AI Computer Vision Automates Massachusetts Fish Monitoring
- •MIT researchers automate river herring counting using neural networks and underwater video cameras.
- •System captures nocturnal and dawn migration patterns often missed by traditional volunteer visual counts.
- •Automated pipeline processed nearly 60,000 annotated video frames across multiple Massachusetts river sites.
Every spring, river herring embark on a critical migration from coastal waters to freshwater spawning grounds in Massachusetts. Traditionally, monitoring these populations has relied on labor-intensive visual counts by volunteers—a method limited by daylight and human stamina. Researchers from MIT Sea Grant and CSAIL have introduced a sophisticated alternative: a neural network-based system capable of continuous, automated fish monitoring via underwater video.
The team developed an end-to-end pipeline that handles everything from raw video capture to object detection and species classification. By training models on diverse datasets reflecting various water conditions and lighting, the system successfully identified and tracked thousands of fish. Crucially, the AI revealed biological insights humans had missed, such as peak upstream movement at dawn and predominantly nocturnal downstream migration, which helps fish avoid predators under the cover of darkness.

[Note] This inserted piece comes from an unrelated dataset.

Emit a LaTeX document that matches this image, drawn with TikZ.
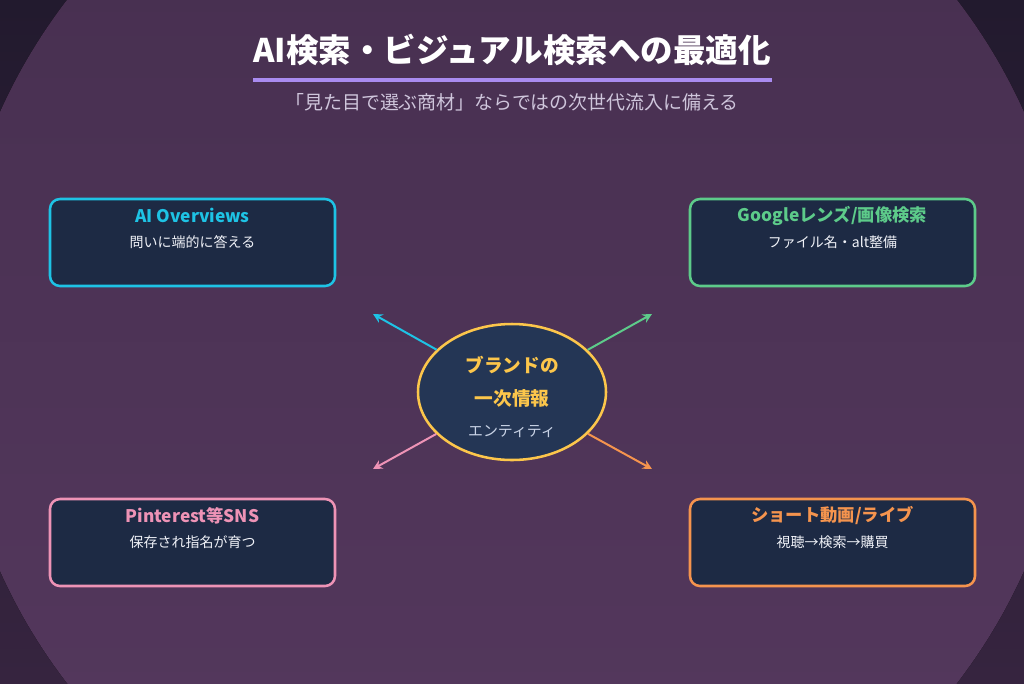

While the technology offers unprecedented scale and precision, the researchers emphasize that it is designed to augment, not replace, citizen science. Volunteers remain vital for maintaining equipment and verifying model outputs. This collaborative framework between human observers and automated visual analysis sets a new standard for cost-effective, high-resolution environmental conservation and fisheries management across diverse aquatic ecosystems.